[start PROVIDED MATERIAL]

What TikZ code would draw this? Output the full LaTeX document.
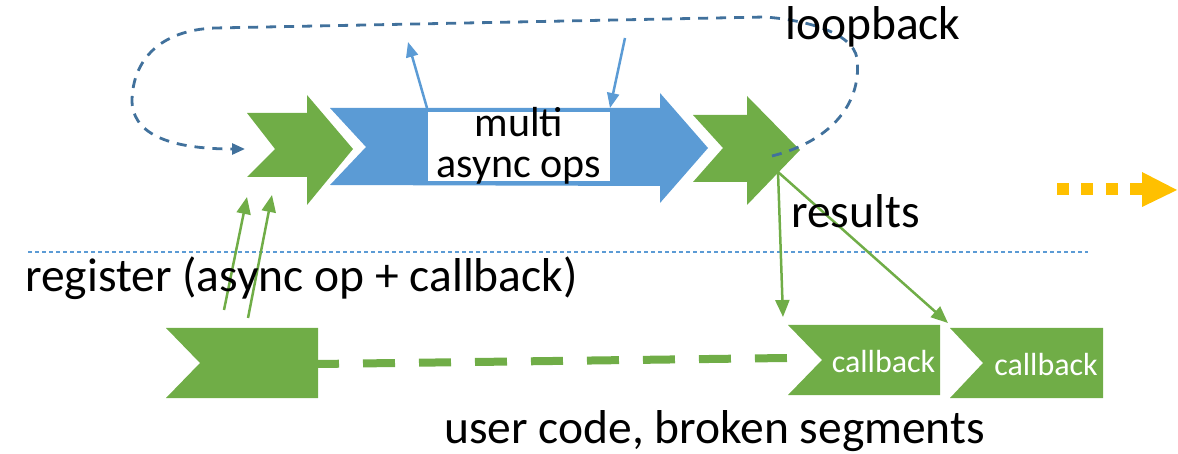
\documentclass[tikz,border=0pt]{standalone}
\usepackage{fontspec}
\setmainfont{Carlito}
\usetikzlibrary{arrows.meta}
\definecolor{cgreen}{RGB}{112,173,71}
\definecolor{cblue}{RGB}{91,155,213}
\definecolor{cdark}{RGB}{65,113,156}
\definecolor{corange}{RGB}{255,192,0}
\begin{document}
\begin{tikzpicture}[x=1pt,y=-1pt,
  greenshape/.style={fill=cgreen,draw=none},
  blueshape/.style={fill=cblue,draw=none},
  bigtxt/.style={font=\fontsize{47.5}{57}\selectfont,inner sep=0pt,text=black},
  boxtxt/.style={font=\fontsize{42}{41}\selectfont,inner sep=0pt,text=black,align=center},
  cbtxt/.style={font=\fontsize{32}{38}\selectfont,inner sep=0pt,text=white},
  greenarrow/.style={draw=cgreen,line width=2.5pt,-{Triangle[length=17pt,width=14pt]}},
  bluearrow/.style={draw=cblue,line width=2.5pt,-{Triangle[length=15pt,width=12pt]}},
  loopline/.style={draw=cdark,line width=2.8pt,dash pattern=on 10pt off 8pt,-{Triangle[length=13pt,width=11pt]}},
  seplines/.style={draw=cblue,line width=1.2pt,dash pattern=on 4pt off 3pt},
  brokenline/.style={draw=cgreen,line width=8pt,dash pattern=on 32pt off 24pt,dash phase=11pt},
  dotline/.style={draw=corange,line width=12pt,dash pattern=on 12pt off 12.4pt}
]
\useasboundingbox (0,0) rectangle (1178,454);

% separator
\coordinate (sepL) at (28,252);
\coordinate (sepR) at (1088,252);
\draw[seplines] (sepL) -- (sepR);

% top row shapes
\fill[greenshape] (247,113) -- (307,113) -- (307,95) -- (353,149) -- (307,205) -- (307,177) -- (247,177) -- (275,149) -- cycle;
\fill[blueshape] (330,108) -- (660,108) -- (660,93) -- (708,148) -- (660,203) -- (660,186) -- (330,185) -- (366,147) -- cycle;
\fill[white] (428,112) rectangle (610,181);
\fill[greenshape] (693,115) -- (747,115) -- (747,96) -- (800,150) -- (747,205) -- (747,182) -- (693,182) -- (723,148) -- cycle;

\node[boxtxt] (multi) at (519,146) {multi\\async ops};

% bottom row shapes
\coordinate (userR) at (318,364);
\coordinate (cbL) at (787,358);
\draw[brokenline] (userR) -- (cbL);
\fill[greenshape] (166,328) -- (318,328) -- (318,398) -- (166,398) -- (200,363) -- cycle;
\fill[greenshape] (788,325) -- (940,325) -- (940,395) -- (788,395) -- (822,360) -- cycle;
\fill[greenshape] (950,328) -- (1103,328) -- (1103,398) -- (950,398) -- (983,363) -- cycle;
\node[cbtxt,anchor=base] (cb1) at (883.5,372) {callback};
\node[cbtxt,anchor=base] (cb2) at (1046,375) {callback};

% loopback
\coordinate (loopS) at (772,156);
\coordinate (loopE) at (245,149);
\draw[loopline] (loopS) .. controls (835,140) and (862,100) .. (857,58)
  .. controls (852,32) and (805,20) .. (765,17) -- (215,28)
  .. controls (160,30) and (133,60) .. (132,100)
  .. controls (132,132) and (165,149) .. (loopE);

% blue arrows
\coordinate (bo1) at (427,108);
\coordinate (bo2) at (408,42);
\coordinate (bi1) at (625,38);
\coordinate (bi2) at (610,108);
\draw[bluearrow] (bo1) -- (bo2);
\draw[bluearrow] (bi1) -- (bi2);

% register arrows
\coordinate (r1s) at (224,310);
\coordinate (r1e) at (247,197);
\coordinate (r2s) at (248,318);
\coordinate (r2e) at (272,195);
\draw[greenarrow] (r1s) -- (r1e);
\draw[greenarrow] (r2s) -- (r2e);

% results arrows
\coordinate (res) at (778,172);
\coordinate (res1) at (783,317);
\coordinate (res2) at (948,323);
\draw[greenarrow] (res) -- (res1);
\draw[greenarrow] (res) -- (res2);

% orange dotted arrow
\coordinate (orS) at (1057,189);
\coordinate (orE) at (1142,189);
\draw[dotline] (orS) -- (orE);
\fill[corange] (1142,172) -- (1177,190) -- (1142,207) -- cycle;

% labels
\node[bigtxt,anchor=base west] (loopback) at (785,40) {loopback};
\node[bigtxt,anchor=base west] (results) at (791,228) {results};
\node[bigtxt,anchor=base west] (register) at (25,292) {register (async op + callback)};
\node[bigtxt,anchor=base west] (usercode) at (444,443) {user code, broken segments};
\end{tikzpicture}
\end{document}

[end PROVIDED MATERIAL]

[EXERCISE DETAILS]
Take the lines from the start of the material to the line with "(multi) at (519,146)", both included, and transcribe them exactly without the pictures.

[COMPLETED EXERCISE]
What TikZ code would draw this? Output the full LaTeX document.
\documentclass[tikz,border=0pt]{standalone}
\usepackage{fontspec}
\setmainfont{Carlito}
\usetikzlibrary{arrows.meta}
\definecolor{cgreen}{RGB}{112,173,71}
\definecolor{cblue}{RGB}{91,155,213}
\definecolor{cdark}{RGB}{65,113,156}
\definecolor{corange}{RGB}{255,192,0}
\begin{document}
\begin{tikzpicture}[x=1pt,y=-1pt,
  greenshape/.style={fill=cgreen,draw=none},
  blueshape/.style={fill=cblue,draw=none},
  bigtxt/.style={font=\fontsize{47.5}{57}\selectfont,inner sep=0pt,text=black},
  boxtxt/.style={font=\fontsize{42}{41}\selectfont,inner sep=0pt,text=black,align=center},
  cbtxt/.style={font=\fontsize{32}{38}\selectfont,inner sep=0pt,text=white},
  greenarrow/.style={draw=cgreen,line width=2.5pt,-{Triangle[length=17pt,width=14pt]}},
  bluearrow/.style={draw=cblue,line width=2.5pt,-{Triangle[length=15pt,width=12pt]}},
  loopline/.style={draw=cdark,line width=2.8pt,dash pattern=on 10pt off 8pt,-{Triangle[length=13pt,width=11pt]}},
  seplines/.style={draw=cblue,line width=1.2pt,dash pattern=on 4pt off 3pt},
  brokenline/.style={draw=cgreen,line width=8pt,dash pattern=on 32pt off 24pt,dash phase=11pt},
  dotline/.style={draw=corange,line width=12pt,dash pattern=on 12pt off 12.4pt}
]
\useasboundingbox (0,0) rectangle (1178,454);

% separator
\coordinate (sepL) at (28,252);
\coordinate (sepR) at (1088,252);
\draw[seplines] (sepL) -- (sepR);

% top row shapes
\fill[greenshape] (247,113) -- (307,113) -- (307,95) -- (353,149) -- (307,205) -- (307,177) -- (247,177) -- (275,149) -- cycle;
\fill[blueshape] (330,108) -- (660,108) -- (660,93) -- (708,148) -- (660,203) -- (660,186) -- (330,185) -- (366,147) -- cycle;
\fill[white] (428,112) rectangle (610,181);
\fill[greenshape] (693,115) -- (747,115) -- (747,96) -- (800,150) -- (747,205) -- (747,182) -- (693,182) -- (723,148) -- cycle;

\node[boxtxt] (multi) at (519,146) {multi\\async ops};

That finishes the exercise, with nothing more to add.